**Task input:**
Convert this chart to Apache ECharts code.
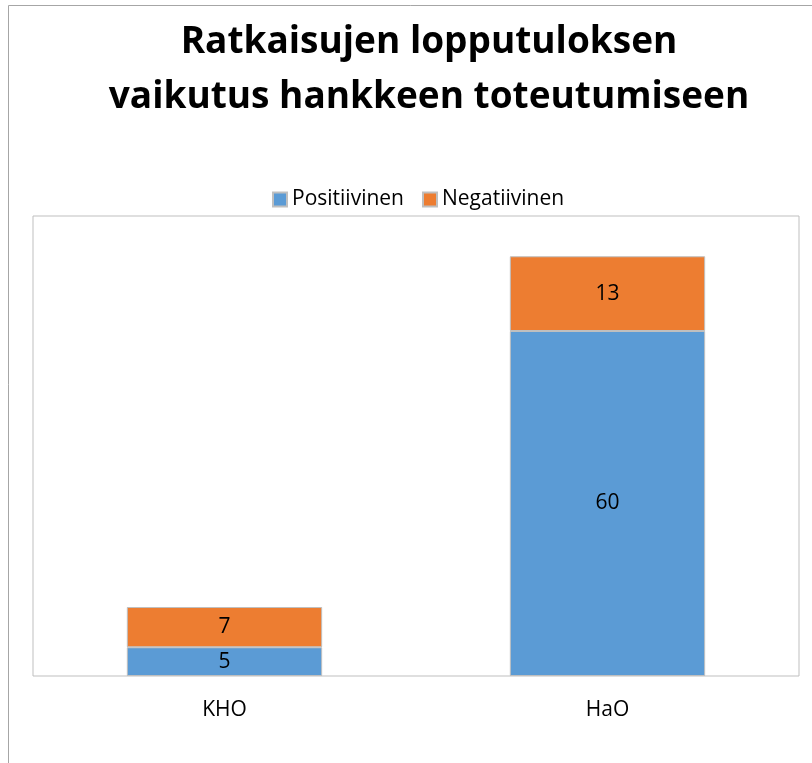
<!DOCTYPE html>
<html>
<head>
<meta charset="utf-8">
<script src="https://cdn.jsdelivr.net/npm/echarts@6/dist/echarts.min.js"></script>
<style>
html,body{margin:0;padding:0;background:#fff;}
#chart{width:812px;height:763px;}
</style>
</head>
<body>
<div id="chart"></div>
<script>
const titleText = 'Ratkaisujen lopputuloksen\nvaikutus hankkeen toteutumiseen';
const categories = ['KHO', 'HaO'];
const seriesNames = ['Positiivinen', 'Negatiivinen'];
const positiveValues = [5, 60];
const negativeValues = [7, 13];
const colors = ['#5B9BD5', '#ED7D31'];

const FONT = "'Open Sans', 'Noto Sans', sans-serif";
const chart = echarts.init(document.getElementById('chart'));
const labelStyle = {
  show: true,
  position: 'inside',
  color: '#000',
  fontFamily: FONT,
  fontSize: 21
};
chart.setOption({
  animation: false,
  backgroundColor: '#fff',
  graphic: [{
    type: 'rect',
    shape: {x: 8.5, y: 5.5, width: 1000, height: 1000},
    style: {fill: 'none', stroke: '#a6a6a6', lineWidth: 1},
    silent: true,
    z: -10
  }],
  title: {
    text: titleText,
    left: 424,
    top: 10,
    textAlign: 'center',
    textStyle: {
      fontFamily: FONT,
      fontWeight: 'bold',
      fontSize: 37,
      lineHeight: 55,
      color: '#000'
    }
  },
  legend: {
    data: seriesNames,
    left: 267,
    top: 184,
    itemWidth: 14,
    itemHeight: 14,
    itemGap: 18,
    icon: 'rect',
    textStyle: {fontFamily: FONT, fontSize: 21, color: '#000'}
  },
  grid: {
    left: 33,
    right: 13,
    top: 216,
    bottom: 87,
    show: true,
    borderColor: '#bfbfbf',
    borderWidth: 1,
    containLabel: false
  },
  xAxis: {
    type: 'category',
    data: categories,
    axisLine: {show: false},
    axisTick: {show: false},
    axisLabel: {fontFamily: FONT, fontSize: 21, color: '#000', margin: 24}
  },
  yAxis: {
    type: 'value',
    min: 0,
    max: 80,
    show: false,
    splitLine: {show: false}
  },
  series: [
    {
      name: seriesNames[0],
      type: 'bar',
      stack: 'total',
      barWidth: '51%',
      data: positiveValues,
      itemStyle: {color: colors[0], borderColor: '#bfbfbf', borderWidth: 1},
      label: labelStyle
    },
    {
      name: seriesNames[1],
      type: 'bar',
      stack: 'total',
      barWidth: '51%',
      data: negativeValues,
      itemStyle: {color: colors[1], borderColor: '#bfbfbf', borderWidth: 1},
      label: labelStyle
    }
  ]
});
</script>
</body>
</html>
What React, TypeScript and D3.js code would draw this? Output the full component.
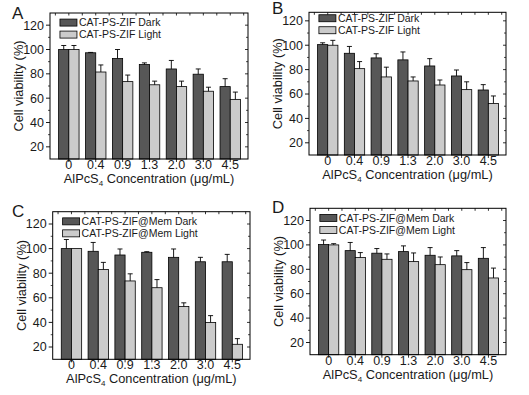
import React from "react";
import * as d3 from "d3";

const CATEGORIES = ["0", "0.4", "0.9", "1.3", "2.0", "3.0", "4.5"];
const Y_TICKS = [20, 40, 60, 80, 100, 120];
const Y_MINOR = [30, 50, 70, 90, 110];

const SERIES_AB = ["CAT-PS-ZIF Dark", "CAT-PS-ZIF Light"];
const SERIES_CD = ["CAT-PS-ZIF@Mem Dark", "CAT-PS-ZIF@Mem Light"];

const A_DARK = [100, 97.3, 92.6, 87.6, 84, 79.7, 69.5];
const A_DARK_ERR = [3.3, 0.3, 7.4, 1.4, 7, 4.3, 6.5];
const A_LIGHT = [100, 81.5, 73.6, 71, 69.5, 65.7, 59];
const A_LIGHT_ERR = [3.3, 5.8, 5.4, 3, 4.5, 3.3, 6];

const B_DARK = [100.5, 93.4, 89.6, 88, 83, 74.8, 63.3];
const B_DARK_ERR = [1.5, 5.6, 3.4, 6.5, 6, 4.9, 4.4];
const B_LIGHT = [100, 80.8, 74, 70.7, 67.4, 63.6, 52.3];
const B_LIGHT_ERR = [4, 5.8, 8, 3.3, 4.1, 6.4, 6.1];

const C_DARK = [100, 97.8, 94.8, 97, 92.9, 89.3, 89.3];
const C_DARK_ERR = [7.4, 7.2, 4.9, 0.5, 6.8, 3.6, 6];
const C_LIGHT = [100, 83, 73.7, 68.2, 52.9, 40, 22.2];
const C_LIGHT_ERR = [0, 5.8, 5.8, 6.6, 3, 5.5, 4.6];

const D_DARK = [100.3, 95.3, 93.2, 94.5, 91.5, 91, 89];
const D_DARK_ERR = [3.7, 6.7, 3.8, 4.7, 6.3, 4.3, 8.8];
const D_LIGHT = [100, 89.6, 88.2, 86.3, 83.8, 79.7, 72.9];
const D_LIGHT_ERR = [1, 4.1, 4.4, 7.1, 6.3, 5.8, 8.1];

const PANELS = [
  { letter: "A", lx: 12, ly: 18.5, left: 50, right: 248, top: 13, bottom: 159, yMax: 130, names: SERIES_AB, dark: A_DARK, darkErr: A_DARK_ERR, light: A_LIGHT, lightErr: A_LIGHT_ERR },
  { letter: "B", lx: 272, ly: 14, left: 309, right: 506, top: 12.3, bottom: 155, yMax: 127, names: SERIES_AB, dark: B_DARK, darkErr: B_DARK_ERR, light: B_LIGHT, lightErr: B_LIGHT_ERR },
  { letter: "C", lx: 12, ly: 216.5, left: 52.7, right: 250, top: 211.7, bottom: 359.3, yMax: 130, names: SERIES_CD, dark: C_DARK, darkErr: C_DARK_ERR, light: C_LIGHT, lightErr: C_LIGHT_ERR },
  { letter: "D", lx: 272, ly: 212.5, left: 310, right: 506, top: 208.3, bottom: 354.7, yMax: 130, names: SERIES_CD, dark: D_DARK, darkErr: D_DARK_ERR, light: D_LIGHT, lightErr: D_LIGHT_ERR },
];

const DARK_FILL = "#575757";
const LIGHT_FILL = "#cbcbcb";
const FONT = "'Liberation Sans', Arial, sans-serif";
const TXT = "#1a1a1a";

function Panel({ p }: { p: any }) {
  const x = d3.scaleLinear().domain([-0.7, 6.66]).range([p.left, p.right]);
  const y = d3.scaleLinear().domain([10, p.yMax]).range([p.bottom, p.top]);
  const step = x(1) - x(0);
  const bw = step * 0.38;
  const idx = d3.range(CATEGORIES.length);
  const halfTicks = d3.range(-0.5, 6.6, 0.5);
  const cy = (p.top + p.bottom) / 2;
  const cx = (p.left + p.right) / 2;

  const bars = (vals: number[], errs: number[], fill: string, offset: number) =>
    idx.map((i) => {
      const x0 = x(i) + offset;
      const xc = x0 + bw / 2;
      const top = y(vals[i]);
      const et = y(vals[i] + errs[i]);
      return (
        <g key={fill + i}>
          <rect x={x0} y={top} width={bw} height={p.bottom - top} fill={fill} stroke="#000" strokeWidth={0.8} />
          {errs[i] > 0 && (
            <g stroke="#000" strokeWidth={0.9}>
              <line x1={xc} x2={xc} y1={top} y2={et} />
              <line x1={xc - 2.5} x2={xc + 2.5} y1={et} y2={et} />
            </g>
          )}
        </g>
      );
    });

  const lgX = x(-0.33);
  const lgY = y(125);

  return (
    <g>
      <text x={p.lx} y={p.ly} fontSize={17} fontFamily={FONT} fill={TXT}>{p.letter}</text>
      {bars(p.dark, p.darkErr, DARK_FILL, -bw)}
      {bars(p.light, p.lightErr, LIGHT_FILL, 0)}
      <rect x={p.left} y={p.top} width={p.right - p.left} height={p.bottom - p.top} fill="none" stroke="#000" strokeWidth={1} />
      {Y_TICKS.map((t) => (
        <g key={"yt" + t}>
          <line x1={p.left - 4} x2={p.left} y1={y(t)} y2={y(t)} stroke="#000" strokeWidth={0.9} />
          <line x1={p.right - 3} x2={p.right} y1={y(t)} y2={y(t)} stroke="#000" strokeWidth={0.8} />
          <text x={p.left - 6} y={y(t)} dy="0.35em" textAnchor="end" fontSize={12.5} fontFamily={FONT} fill={TXT}>{t}</text>
        </g>
      ))}
      {Y_MINOR.map((t) => (
        <g key={"ym" + t}>
          <line x1={p.left - 2} x2={p.left} y1={y(t)} y2={y(t)} stroke="#000" strokeWidth={0.7} />
          <line x1={p.right - 2} x2={p.right} y1={y(t)} y2={y(t)} stroke="#000" strokeWidth={0.7} />
        </g>
      ))}
      {halfTicks.map((t) => (
        <line key={"xt" + t} x1={x(t)} x2={x(t)} y1={p.top} y2={p.top + 2.5} stroke="#000" strokeWidth={0.8} />
      ))}
      {idx.map((i) => (
        <g key={"xl" + i}>
          <line x1={x(i)} x2={x(i)} y1={p.bottom} y2={p.bottom + 3} stroke="#000" strokeWidth={0.8} />
          <text x={x(i)} y={p.bottom + 10} textAnchor="middle" fontSize={12.5} fontFamily={FONT} fill={TXT}>{CATEGORIES[i]}</text>
        </g>
      ))}
      <text x={cx} y={p.bottom + 24} textAnchor="middle" fontSize={12.8} fontFamily={FONT} fill={TXT}>
        AlPcS<tspan fontSize={8} dy={3}>4</tspan><tspan dy={-3}> Concentration (μg/mL)</tspan>
      </text>
      <text transform={`translate(${p.left - 27},${cy}) rotate(-90)`} textAnchor="middle" fontSize={12.8} fontFamily={FONT} fill={TXT}>
        Cell viability (%)
      </text>
      {[DARK_FILL, LIGHT_FILL].map((f, k) => (
        <g key={"lg" + k}>
          <rect x={lgX} y={lgY + k * 12} width={17} height={7} fill={f} stroke="#000" strokeWidth={0.8} />
          <text x={lgX + 19} y={lgY + k * 12 + 3.5} dy="0.35em" fontSize={10.5} fontFamily={FONT} fill={TXT}>{p.names[k]}</text>
        </g>
      ))}
    </g>
  );
}

export default function App() {
  return (
    <svg width={529} height={395} style={{ position: "absolute", left: 0, top: 0, background: "#fff" }}>
      <rect x={0} y={0} width={529} height={395} fill="#fff" />
      {PANELS.map((p) => (
        <Panel key={p.letter} p={p} />
      ))}
    </svg>
  );
}
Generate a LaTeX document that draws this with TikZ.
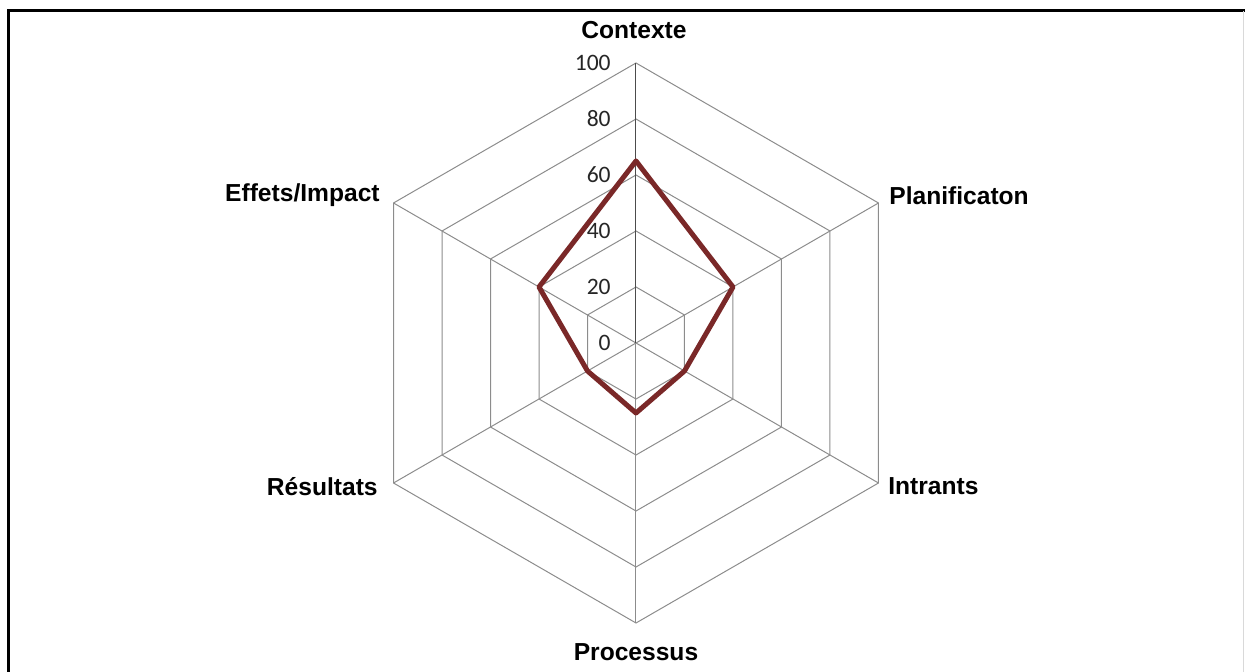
\documentclass[tikz,border=0pt]{standalone}
\usepackage{fontspec}
\setmainfont{Liberation Sans}
\newfontfamily\tickfont{Carlito}
\usetikzlibrary{calc,positioning}
\definecolor{gridgrey}{RGB}{140,140,140}
\definecolor{datared}{RGB}{122,40,40}
\tikzset{
  axislabel/.style={font=\fontsize{14}{16}\selectfont\bfseries, inner sep=0pt},
  ticklabel/.style={font=\tickfont\fontsize{13.4}{15}\selectfont, inner sep=0pt, anchor=east, text=black!85},
  gridline/.style={gridgrey, line width=0.02cm}
}

\begin{document}
\begin{tikzpicture}[x=0.02cm,y=0.02cm]
			\useasboundingbox (-636,-329) rectangle (609,343);
			% frame
			\draw[line width=0.06cm] (-627,-329) -- (-627,332) -- (609,332);
			\draw[gray!30, line width=0.02cm] (607,332) -- (607,-329);
			% grid
			\foreach \r in {56,112,...,280}
				\draw[gridline] (90:\r) -- (30:\r) -- (-30:\r) -- (-90:\r) -- (-150:\r) -- (150:\r) -- cycle;
			\foreach \a in {30,-30,-90,-150,150}
				\draw[gridline] (0,0) -- (\a:280);
			\draw[black!70, line width=0.02cm] (0,0) -- (90:280);
			% scale
			\foreach \v in {0,20,...,100}
				\node[ticklabel] (tick\v) at (-25,2.8*\v) {\v};
			% data
			\draw[datared, line width=0.1cm, line join=round] (90:182) -- (30:112) -- (-30:56) -- (-90:70) -- (-150:56) -- (150:112) -- cycle;
			% axes
			\node[axislabel] (contexte) at (-2,313) {Contexte};
			\node[axislabel, anchor=west] (planif) at (253,147) {Planificaton};
			\node[axislabel, anchor=west] (intrants) at (252,-143) {Intrants};
			\node[axislabel] (processus) at (0,-309) {Processus};
			\node[axislabel, anchor=east] (resultats) at (-258,-144) {Résultats};
			\node[axislabel, anchor=east] (effets) at (-256,148) {Effets/Impact};
\end{tikzpicture}
\end{document}
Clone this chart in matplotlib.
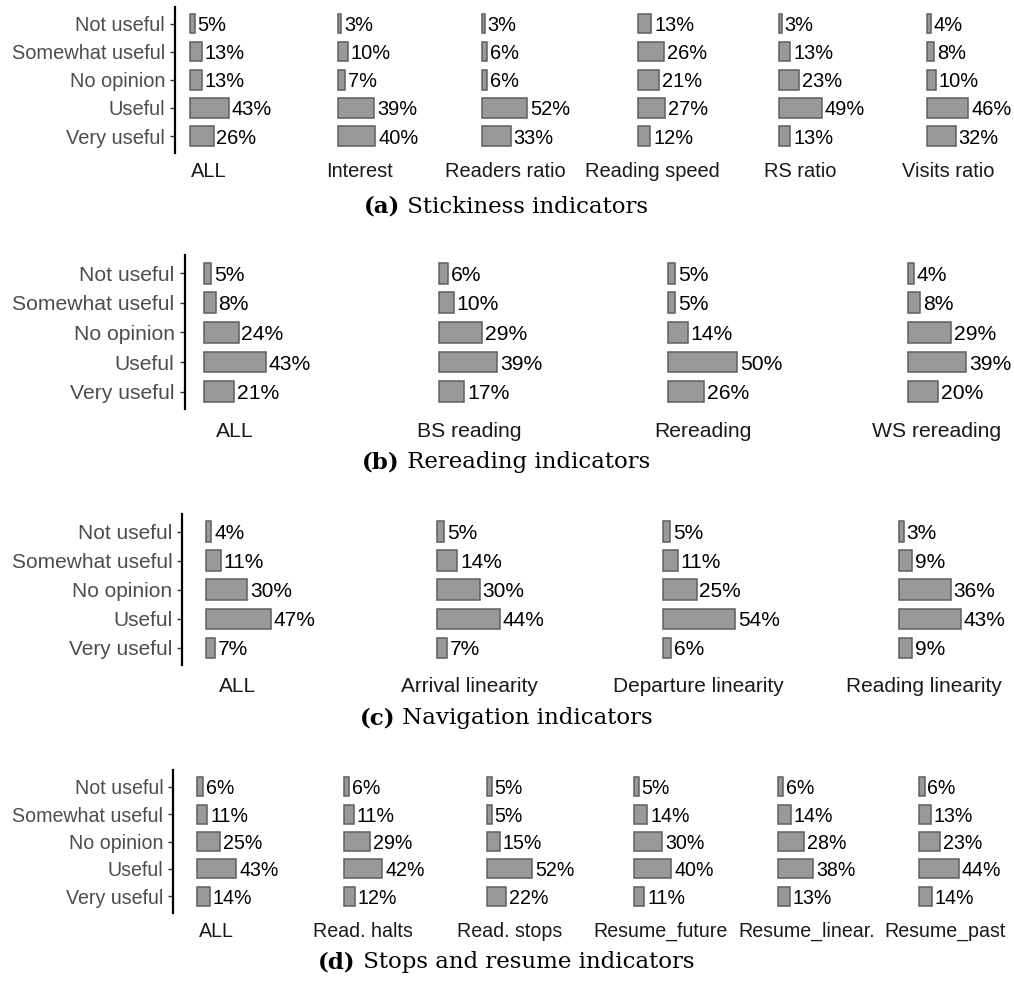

**Stated problem:**
Everything from the first line of the records through the line containing "const colors = ['#5B9BD5', '#ED7D31'];" should be reproduced exactly, apart from the pictures.

**Task response:**
Convert this chart to Apache ECharts code.
<!DOCTYPE html>
<html>
<head>
<meta charset="utf-8">
<script src="https://cdn.jsdelivr.net/npm/echarts@6/dist/echarts.min.js"></script>
<style>
html,body{margin:0;padding:0;background:#fff;}
#chart{width:812px;height:763px;}
</style>
</head>
<body>
<div id="chart"></div>
<script>
const titleText = 'Ratkaisujen lopputuloksen\nvaikutus hankkeen toteutumiseen';
const categories = ['KHO', 'HaO'];
const seriesNames = ['Positiivinen', 'Negatiivinen'];
const positiveValues = [5, 60];
const negativeValues = [7, 13];
const colors = ['#5B9BD5', '#ED7D31'];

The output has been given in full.